Существует, по крайней мере, три опубликованных отчета о диспуте, позволяющих до некоторой степени воссоздать точные события: это работы Л. Ставрогина 10, Н. Загорского 11, а также, пожалуй, Бориса Эйхенбаума 12. Наиболее полон доклад Ставрогина 13. По его данным, предпочтения присутствующих распределились равномерно: треть симпатизировала марксистам, треть — формалистам, треть сохраняла нейтралитет. Выступили: Эйхенбаум, Томашевский, Тынянов, Шкловский; Державин, Горбачев, Яковлев; Сейфуллина. От марксистов самое интересное заявление сделал Горбачев, настаивавший на восприятии литературы через среду социальной психологии и идеологии (последние термины позаимствованы у Плеханова). Довольно интересно, что это одна из основных идей, появившихся позднее в работе Павла Медведева “Формальный метод в литературоведении” (1928) и в книге Волошинова “Марксизм и философия языка” (1929) 14. Горбачев иронизировал над формалистами: их попытки заняться изучением “литературного быта” и социологией литературного производства представлялись запоздалым допущением марксизма “скорее через дымоход, чем через дверь”.

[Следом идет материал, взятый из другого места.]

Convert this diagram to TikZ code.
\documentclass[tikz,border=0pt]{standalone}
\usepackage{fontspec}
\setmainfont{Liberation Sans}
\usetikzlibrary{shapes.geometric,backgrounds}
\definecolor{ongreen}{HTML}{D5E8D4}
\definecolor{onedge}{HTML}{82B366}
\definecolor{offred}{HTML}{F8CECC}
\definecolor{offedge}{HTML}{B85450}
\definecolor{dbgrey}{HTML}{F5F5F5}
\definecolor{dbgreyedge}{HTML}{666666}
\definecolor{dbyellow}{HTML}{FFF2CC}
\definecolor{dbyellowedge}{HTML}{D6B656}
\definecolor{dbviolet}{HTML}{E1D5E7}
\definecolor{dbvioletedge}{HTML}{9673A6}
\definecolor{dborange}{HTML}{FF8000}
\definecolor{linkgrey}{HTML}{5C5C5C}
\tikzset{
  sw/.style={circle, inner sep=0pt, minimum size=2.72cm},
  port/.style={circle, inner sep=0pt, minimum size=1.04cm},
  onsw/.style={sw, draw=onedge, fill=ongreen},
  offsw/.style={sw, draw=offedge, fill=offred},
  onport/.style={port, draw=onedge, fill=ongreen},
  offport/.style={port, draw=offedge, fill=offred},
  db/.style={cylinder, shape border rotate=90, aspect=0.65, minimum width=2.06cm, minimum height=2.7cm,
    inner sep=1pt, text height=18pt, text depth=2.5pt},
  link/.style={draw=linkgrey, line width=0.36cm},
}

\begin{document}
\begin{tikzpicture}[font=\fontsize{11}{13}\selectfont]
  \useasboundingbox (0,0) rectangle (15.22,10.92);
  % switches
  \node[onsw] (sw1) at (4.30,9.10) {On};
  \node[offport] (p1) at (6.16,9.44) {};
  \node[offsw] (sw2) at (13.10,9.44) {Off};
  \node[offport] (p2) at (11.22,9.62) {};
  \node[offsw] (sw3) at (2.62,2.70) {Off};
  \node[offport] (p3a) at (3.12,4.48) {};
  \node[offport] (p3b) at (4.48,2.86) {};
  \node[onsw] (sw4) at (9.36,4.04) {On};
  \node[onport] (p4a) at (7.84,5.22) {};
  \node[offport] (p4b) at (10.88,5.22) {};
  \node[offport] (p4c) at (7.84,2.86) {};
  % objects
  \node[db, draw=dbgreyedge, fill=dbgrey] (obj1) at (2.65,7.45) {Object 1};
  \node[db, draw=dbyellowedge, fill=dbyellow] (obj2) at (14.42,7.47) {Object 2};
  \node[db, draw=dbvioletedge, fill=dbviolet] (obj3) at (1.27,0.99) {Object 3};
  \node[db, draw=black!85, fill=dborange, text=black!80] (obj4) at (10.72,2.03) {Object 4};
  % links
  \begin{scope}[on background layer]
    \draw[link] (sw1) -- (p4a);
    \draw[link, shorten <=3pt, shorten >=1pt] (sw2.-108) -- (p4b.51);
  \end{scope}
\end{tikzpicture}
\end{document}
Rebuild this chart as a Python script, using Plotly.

Дискуссия 1927 года стала возможной благодаря внутренней эволюции формалистов, в частности Эйхенбаума и Томашевского, и признанию того, что изучение других, экстралитературных “рядов” неизбежно и крайне важно. Однако марксисты восприняли это не как серьезный знак естественной эволюции формализма, а как признание его слабости или даже прошлой вины. Характерно, что, когда Эйхенбаум, выступавший через некоторое время после Горбачева, изложил свою программу изучения социологии литературного производства и подчеркнул среди других элементов исследования “литературного быта” необходимость изучения истории гонораров, Горбачев съязвил, что, по всей вероятности, именно гонорары заставили формалистов отказаться от антисоциологического пуризма. Вместо публичного признания необходимости умерить грубость социологизма профессиональным интересом к поэтике, что некоторые марксисты уже так или иначе пытались сделать, большинство представителей этого направления старались показать себя зрелыми, всегда правыми, а потому не нуждающимися в изменениях. Они отчаянно стремились скрыть недостатки своей методологии, признанные их самыми проницательными сторонниками.
Итак, то, что начиналось, согласно опубликованному в настоящем издании свидетельству Орлова, как благотворительная акция в помощь бедным студентам, закончилось жестким отказом со стороны марксистов вступить в настоящую полемику с одним из своих самых серьезных соперников. Это нежелание разговаривать с формалистами на равных ясно показало растущие амбиции марксистов захватить идеологическое превосходство любой ценой.